I heard keeping a food diary was a good idea, but like most people, I just assumed I, for the most part, knew what I ate each day so what really was the point?
A recent series of studies showed that keeping a food diary can double a person’s weight loss. I didn’t really believe such claims. I mean how can something as simple as writing down what you eat double your weight loss if you are on a diet? You know what you are eating, so how can writing it down make such a big difference. That’s ridiculous! Or so I thought.
But then I gained 20 pounds and rather quickly at that. What didn’t make sense to me was how in the world that was even possible. I didn’t think I had changed my eating habits so how did, seemingly out of the blue, I gained so much weight?
That’s when I remembered what I had heard about keeping a food diary.
I decided I was going to give it a try. In the first week or two weeks, you are supposed to write down everything that goes into your mouth, without really trying to change your current eating habits. The idea is to get to know what you eat on a normal basis.
I’m didn’t do anything special. I just jotted it down on my computer. After the first five days, I decided to try and calculate the calories of what I had eaten so far.
Now keep in mind, for this to work you have to write down everything, including what you drink. Your food diary won’t be reflective of your true dietary habits if you don’t track everything that goes in your mouth.

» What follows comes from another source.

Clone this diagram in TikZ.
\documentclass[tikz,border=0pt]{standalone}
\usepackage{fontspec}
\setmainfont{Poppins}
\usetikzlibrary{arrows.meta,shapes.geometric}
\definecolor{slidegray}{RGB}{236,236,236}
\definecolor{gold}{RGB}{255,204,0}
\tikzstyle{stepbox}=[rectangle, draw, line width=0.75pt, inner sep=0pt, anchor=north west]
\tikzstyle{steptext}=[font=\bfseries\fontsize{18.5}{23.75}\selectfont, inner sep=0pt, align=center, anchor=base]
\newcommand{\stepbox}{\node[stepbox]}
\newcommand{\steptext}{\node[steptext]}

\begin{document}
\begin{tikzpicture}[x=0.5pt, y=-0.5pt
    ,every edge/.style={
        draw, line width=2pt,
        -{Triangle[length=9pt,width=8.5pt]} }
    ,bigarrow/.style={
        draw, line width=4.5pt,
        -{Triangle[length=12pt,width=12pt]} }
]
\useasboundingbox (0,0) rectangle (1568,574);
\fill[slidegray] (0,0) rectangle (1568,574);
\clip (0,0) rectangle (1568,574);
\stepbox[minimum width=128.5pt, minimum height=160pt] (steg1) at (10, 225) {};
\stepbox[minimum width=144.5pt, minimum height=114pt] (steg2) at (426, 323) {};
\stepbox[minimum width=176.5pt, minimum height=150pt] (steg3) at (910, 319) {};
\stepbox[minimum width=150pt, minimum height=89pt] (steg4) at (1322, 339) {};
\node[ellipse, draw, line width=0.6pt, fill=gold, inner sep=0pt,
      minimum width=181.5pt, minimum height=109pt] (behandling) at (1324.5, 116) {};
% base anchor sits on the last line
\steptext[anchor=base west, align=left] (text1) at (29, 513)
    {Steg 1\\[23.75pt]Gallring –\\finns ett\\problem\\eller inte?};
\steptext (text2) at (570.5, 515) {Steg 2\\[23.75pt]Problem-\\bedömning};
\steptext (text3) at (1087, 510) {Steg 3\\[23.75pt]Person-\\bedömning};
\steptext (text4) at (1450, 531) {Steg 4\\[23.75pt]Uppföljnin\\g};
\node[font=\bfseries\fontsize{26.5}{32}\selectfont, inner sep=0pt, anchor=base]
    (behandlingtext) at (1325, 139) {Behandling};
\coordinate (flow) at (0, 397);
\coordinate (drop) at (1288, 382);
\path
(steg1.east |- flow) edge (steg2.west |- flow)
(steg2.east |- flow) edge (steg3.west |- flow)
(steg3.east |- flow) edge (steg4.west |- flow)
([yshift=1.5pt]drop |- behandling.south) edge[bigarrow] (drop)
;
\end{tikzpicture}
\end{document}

If I was to just go off of what I was “eating” during any given day, I should actually be losing weight. My only real bad thing in my diet was the bananas I ate each morning. Apparently, a single banana has about 100 to 150 calories. I thought eating fruit was great for you, and I guess it is, but man they have a lot of calories.
Still, when you looked at my diet, I was doing great. Or so I thought.
The problem turned out not to be what I was eating, but what I was drinking.
Throughout the day I was drinking far more Pepsi than even I realized. I would pour a glass of Pepsi, drink it and forget about it. It wasn’t like I was EATING, so I truly didn’t think about how it was contributing to my diet. It was about 16 fl ounces in size. That one glass was 200 calories, with no other nutritional value, it was just empty calories.
But I wasn’t just drinking 1 glass a day. I was drinking glass after glass after glass and I quite honestly had no idea how out of hand it had gotten.
I was drinking about 6 glasses of Pepsi a day. That’s 1200 calories and 330 grams of sugar in a single day and that is what seemed to be making me gain all that weight.
Without changing my eating habits whatsoever, I cut out the soft drinks in my diet and the weight came off seamlessly.
So if you really want to see how well you are doing, try keeping a food diary. It’s truly the only way to know just how well (or in my case bad) you are doing.
It’s a new year and time for a new, better you! Keeping a food diary can help you with that.